El desempleo y la informalidad son quizás dos de los problemas macroeconómicos más serios que tiene Colombia. En el país, la informalidad supera la mitad de la fuerza laboral, 12,9 millones de un total de 22,2 millones de ocupados (58%) y la tasa de desempleo está en 9,9% -al borde de los dos dígitos-. Si la población informal supera a la formal en el agregado de la fuerza laboral del país ¿qué razones técnicas existen para que no se incluya a ellos y a los desempleados en las negociaciones del salario mínimo­?

Generalmente, en los procesos de negociación del salario mínimo, las centrales obreras y los sindicatos han tenido un papel protagónico a la hora pedir aumentos por encima de la inflación y la productividad. Los técnicos de autoridades económicas le llaman a esto en el cálculo del aumento del salario: el factor populista. Así, entonces el aumento en el salario mínimo está asignado por la suma de la inflación, la productividad y el factor populista.

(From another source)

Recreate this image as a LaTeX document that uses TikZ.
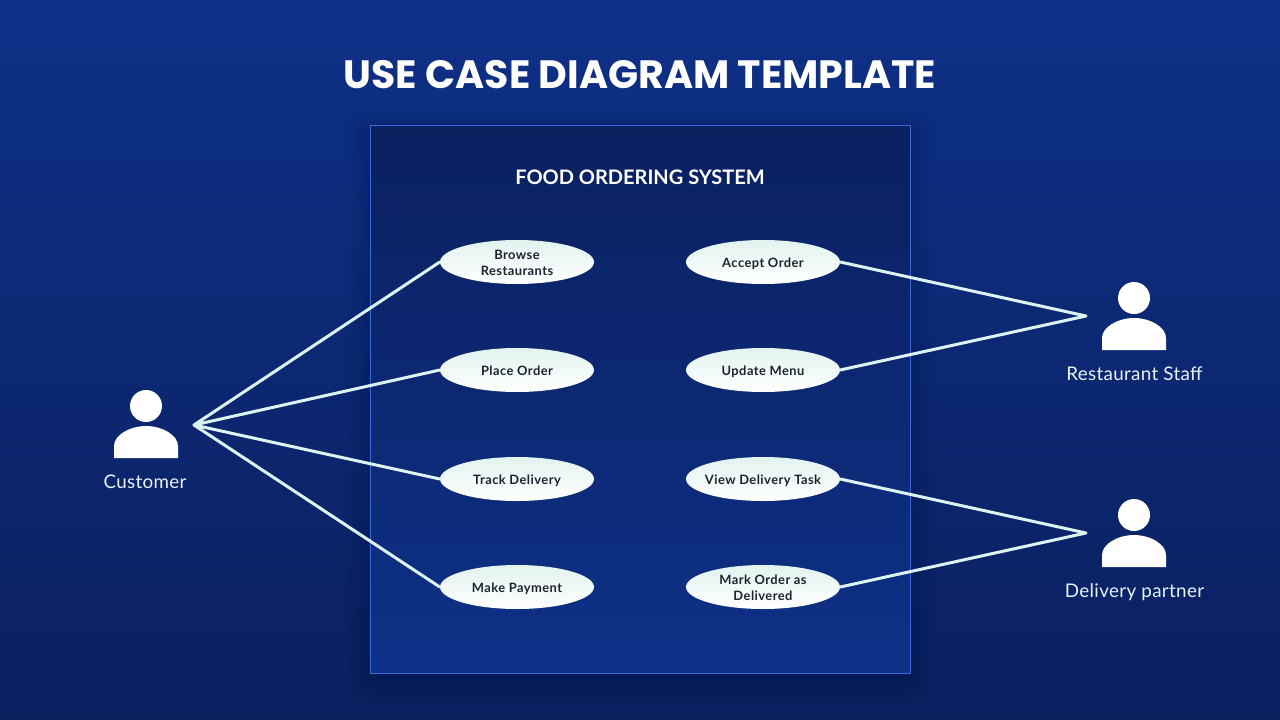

El salario mínimo, desde el punto de vista técnico, genera unas pérdidas de eficiencia que se plasman a través del exceso de oferta de trabajadores y la falta de demanda a cargo de las firmas, que en la práctica esto es la tasa de desempleo. Este es un costo inherente a la fijación de un salario por encima del salario de reserva (salario por el que una persona está dispuesta a trabajar).

La mayoría de los países del mundo asumen este costo en aras de buscar mayor bienestar de la población y determinar un mínimo vital. El problema verdadero ocurre cuando los aumentos del salario están por encima de la capacidad productiva de la población y, sobre todo, por encima de la capacidad de pago de los empresarios. Muchos parecen no tenerlo en cuenta en la discusión, pero realmente a un empresario le cuesta la mitad del salario emplear a una persona, así, por ejemplo, para el caso de nuestro país que cuenta con un salario mínimo de un millón de pesos ($1.000.000), al empleador le cuesta un millón quinientos ($1.500.000). En otras palabras, el costo de emplear a un trabajador es de quinientos mil pesos.

En ese momento, con la situación económica y la crisis y parálisis inflacionaria que sufre hoy la economía colombiana, no es prudente aumentar el salario más allá de la inflación y el desempleo. Con seguridad, si un informal estuviera dentro de la mesa de negociación, citaría en las discusiones del salario el reciente informe del Banco de la República que estima un aumento en la informalidad y el desempleo para el caso en que se aumente el salario con el llamado factor populista.

Por muchos años, tanto los gremios como los sindicatos han cuidado su silla en la mesa de negociación. Sin embargo, considerando que estamos en el Gobierno del cambio, con seguridad a la Ministra de Trabajo y al Presidente Petro no les disgustará incluir a la población más afectada por los aumentos del salario mínimo, los informales -nuevamente, 58% de la fuerza laboral- y los desempleados. Esto sí representaría un verdadero cambio en las dinámicas de la política laboral del país.